A Chinese man was sentenced to three years in prison on Monday for breaking China's “state secrets” laws after he tried to provide legal advice to parents whose children died in shoddily built schools in the Sichuan earthquake last year.
After 17 months of secretive criminal proceedings that human rights groups said fell far short of China's legal regulations and international human rights standards, Huang Qi, 46, a veteran rights activist, was sentenced in a court in Sichuan.
Zeng Li, Mr Huang's wife, told the Financial Times: “Huang Qi was only trying to help the parents of earthquake victims prove those schools were poorly built and he gave interviews to some foreign media, and just for that he was punished.”
The government has said 5,335 schoolchildren died in the earthquake or are missing.
The sentence came less than a week after Barack Obama visited China. Scores of dissidents and political activists were taken into custody by police to prevent them from trying to meet the US president or issue public statements on China's human rights situation.
Of 30 supporters who attempted to attend the “open” trial on Monday, only Ms Zeng and Mr Huang's mother were eventually allowed into the courtroom to witness the 10-minute verdict and sentencing procedure.

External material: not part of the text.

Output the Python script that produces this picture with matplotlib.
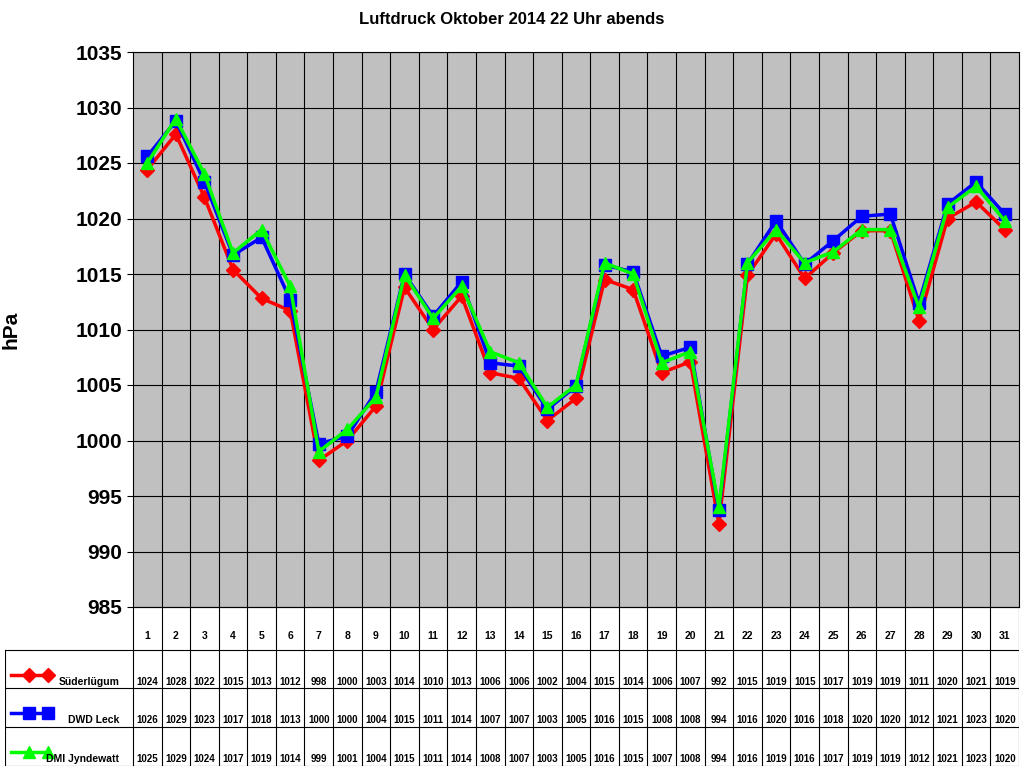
import matplotlib.pyplot as plt
import numpy as np

plt.rcParams['font.family'] = 'Liberation Sans'
plt.rcParams['font.weight'] = 'bold'

days = list(range(1, 32))
sued = [1024.4, 1027.6, 1021.9, 1015.4, 1012.8, 1011.7, 998.2, 1000.0, 1003.1, 1013.8,
        1010.0, 1013.0, 1006.1, 1005.6, 1001.8, 1003.8, 1014.5, 1013.6, 1006.1, 1007.1,
        992.5, 1014.9, 1018.6, 1014.6, 1016.9, 1018.9, 1018.9, 1010.8, 1020.0, 1021.5, 1019.0]
dwd = [1025.6, 1028.8, 1023.3, 1016.7, 1018.3, 1012.7, 999.7, 1000.4, 1004.4, 1015.0,
       1011.2, 1014.3, 1007.0, 1006.7, 1002.8, 1004.9, 1015.8, 1015.2, 1007.6, 1008.4,
       993.7, 1015.9, 1019.8, 1015.9, 1018.0, 1020.2, 1020.4, 1012.4, 1021.3, 1023.3, 1020.4]
dmi = [1025.0, 1029.0, 1024.0, 1016.9, 1019.0, 1013.9, 999.0, 1001.0, 1003.9, 1014.9,
       1011.0, 1013.9, 1008.0, 1007.0, 1003.0, 1005.0, 1016.0, 1015.0, 1007.0, 1008.0,
       994.0, 1016.0, 1019.0, 1016.0, 1017.0, 1019.0, 1019.0, 1012.0, 1021.0, 1022.9, 1019.8]
tab_sued = [1024, 1028, 1022, 1015, 1013, 1012, 998, 1000, 1003, 1014, 1010, 1013, 1006, 1006, 1002, 1004,
            1015, 1014, 1006, 1007, 992, 1015, 1019, 1015, 1017, 1019, 1019, 1011, 1020, 1021, 1019]
tab_dwd = [1026, 1029, 1023, 1017, 1018, 1013, 1000, 1000, 1004, 1015, 1011, 1014, 1007, 1007, 1003, 1005,
           1016, 1015, 1008, 1008, 994, 1016, 1020, 1016, 1018, 1020, 1020, 1012, 1021, 1023, 1020]
tab_dmi = [1025, 1029, 1024, 1017, 1019, 1014, 999, 1001, 1004, 1015, 1011, 1014, 1008, 1007, 1003, 1005,
           1016, 1015, 1007, 1008, 994, 1016, 1019, 1016, 1017, 1019, 1019, 1012, 1021, 1023, 1020]

series = [("Süderlügum", sued, tab_sued, "#FF0000", "D", 7),
          ("DWD Leck", dwd, tab_dwd, "#0000FF", "s", 8),
          ("DMI Jyndewatt", dmi, tab_dmi, "#00FF00", "^", 9)]

W, H = 1024, 768
fig = plt.figure(figsize=(10.24, 7.68), dpi=100)
L, R, T, B = 133, 1019, 52, 607
ax = fig.add_axes([L / W, 1 - B / H, (R - L) / W, (B - T) / H])
ax.set_facecolor("#C0C0C0")
ax.set_xlim(0.5, 31.5)
ax.set_ylim(985, 1035)
ax.set_yticks(np.arange(985, 1036, 5))
ax.set_xticks([])
ax.tick_params(axis='y', labelsize=15, length=4)
for lab in ax.get_yticklabels():
    lab.set_fontweight('bold')
ax.yaxis.grid(True, color='black', linewidth=0.8)
for x in np.arange(1.5, 31.5, 1):
    ax.axvline(x, color='black', linewidth=0.8)
ax.set_axisbelow(True)
for name, vals, _, col, mk, ms in series:
    ax.plot(days, vals, color=col, linewidth=2.5, marker=mk, markersize=ms, zorder=3)
ax.set_ylabel("hPa", fontsize=15, fontweight='bold', labelpad=40)
fig.text(0.5, 1 - 20 / H, "Luftdruck Oktober 2014 22 Uhr abends", ha='center', va='center',
         fontsize=12, fontweight='bold')

# data table
TL, TB = 5, 766
colw = (R - L) / 31
tax = fig.add_axes([TL / W, 1 - TB / H, (R - TL) / W, (TB - B) / H])
tax.set_xlim(0.5 - (L - TL) / colw, 31.5)
tax.set_ylim(TB, B)
tax.axis('off')
rows = [B, 650, 688, 727, TB]
for y in rows:
    tax.plot([tax.get_xlim()[0] if y != B else 0.5, 31.5], [y, y], color='black', lw=0.8)
tax.plot([tax.get_xlim()[0]] * 2, [650, TB], color='black', lw=0.8)
for x in np.arange(0.5, 32, 1):
    tax.plot([x, x], [B, TB], color='black', lw=0.8)
for d in days:
    tax.text(d, 636, str(d), ha='center', va='center', fontsize=7.5)
x0 = tax.get_xlim()[0]
for i, (name, vals, tab, col, mk, ms) in enumerate(series):
    yl = rows[i + 1] + 25
    yt = rows[i + 1] + 32
    tax.plot([x0 + 0.2, x0 + 1.5], [yl, yl], color=col, lw=2.5, marker=mk, markersize=ms,
             markevery=[1], clip_on=False)
    tax.plot([x0 + 0.85], [yl], color=col, marker=mk, markersize=ms, clip_on=False)
    tax.text(x0 + 4.0, yt, name, ha='right', va='center', fontsize=7.5)
    for d, v in zip(days, tab):
        tax.text(d, yt, str(v), ha='center', va='center', fontsize=7)

fig.savefig("out.png", dpi=100)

Mr Huang was abducted by plainclothes state police officers on June 10last year, less than a month after the earthquake and was tried in a closed trial on August 5 this year.

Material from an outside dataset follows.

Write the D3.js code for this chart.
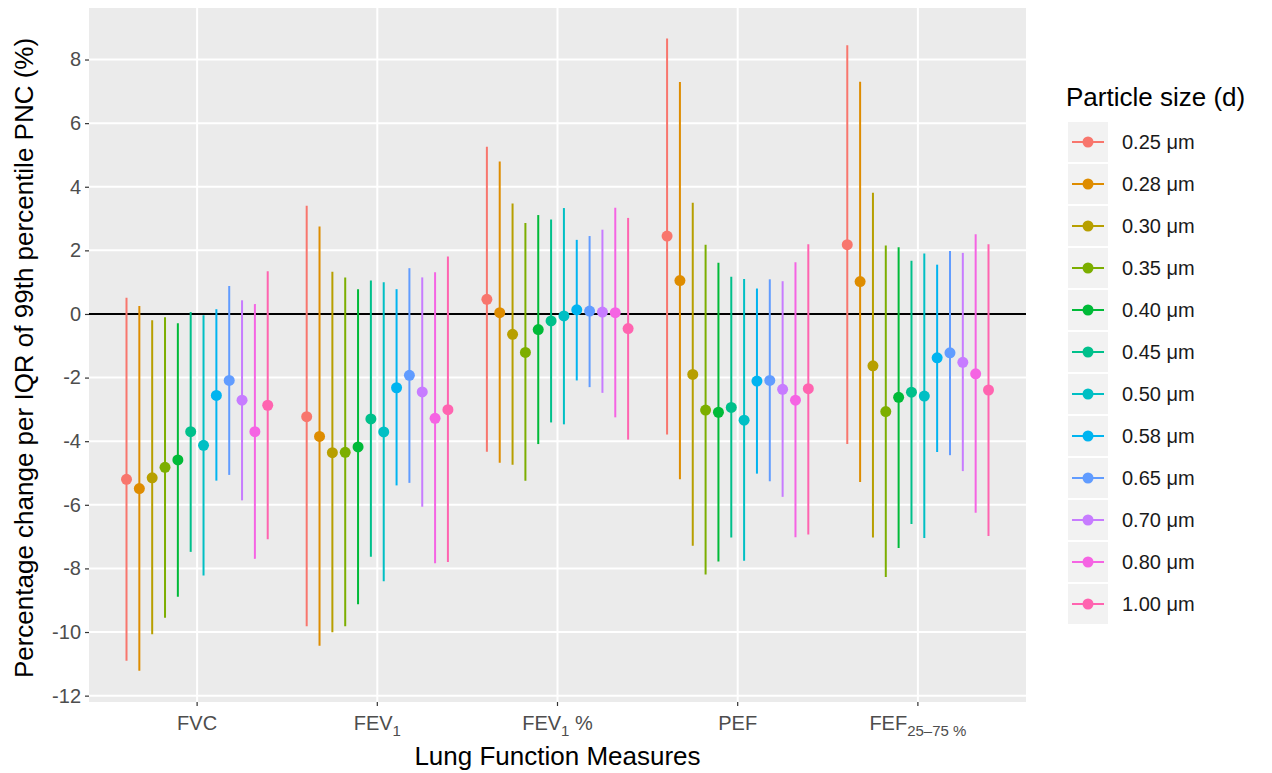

The verdict convicted Mr Huang of possessing “three documents issued by a certain city government”, according to Ms Zeng.
But the judge did not specify what kind of documents they were, which city government issued them or how their contents constituted state secrets, a vaguely defined charge that is often used in China to imprison critics of the government or Communist party.
Mr Huang appeared very thin with yellowish skin, according to Ms Zeng, who said he was barely even able to tell the court that he wished to appeal.
In a separate case, a student leader of China's 1989 pro-democracy movement who has lived in the US for years was put on trial in another Sichuan court on Thursday, a day after Mr Obama left China.
Zhou Yongjun, who holds a US green card, faces fraud charges in Sichuan that allegedly involve a bank in Hong Kong at which he tried to set up an account using a Malaysian passport, according to human rights groups.
China and Hong Kong operate under separate political and legal systems and human rights groups say the charges are a pretext to punish Mr Zhou for years of activism dating back to the 1989 student movement and the bloody army-led crackdown that ensued.
Mr Zhou, 42, has been in custody in Sichuan since he was arrested in September last year as he was trying to enter China from Hong Kong.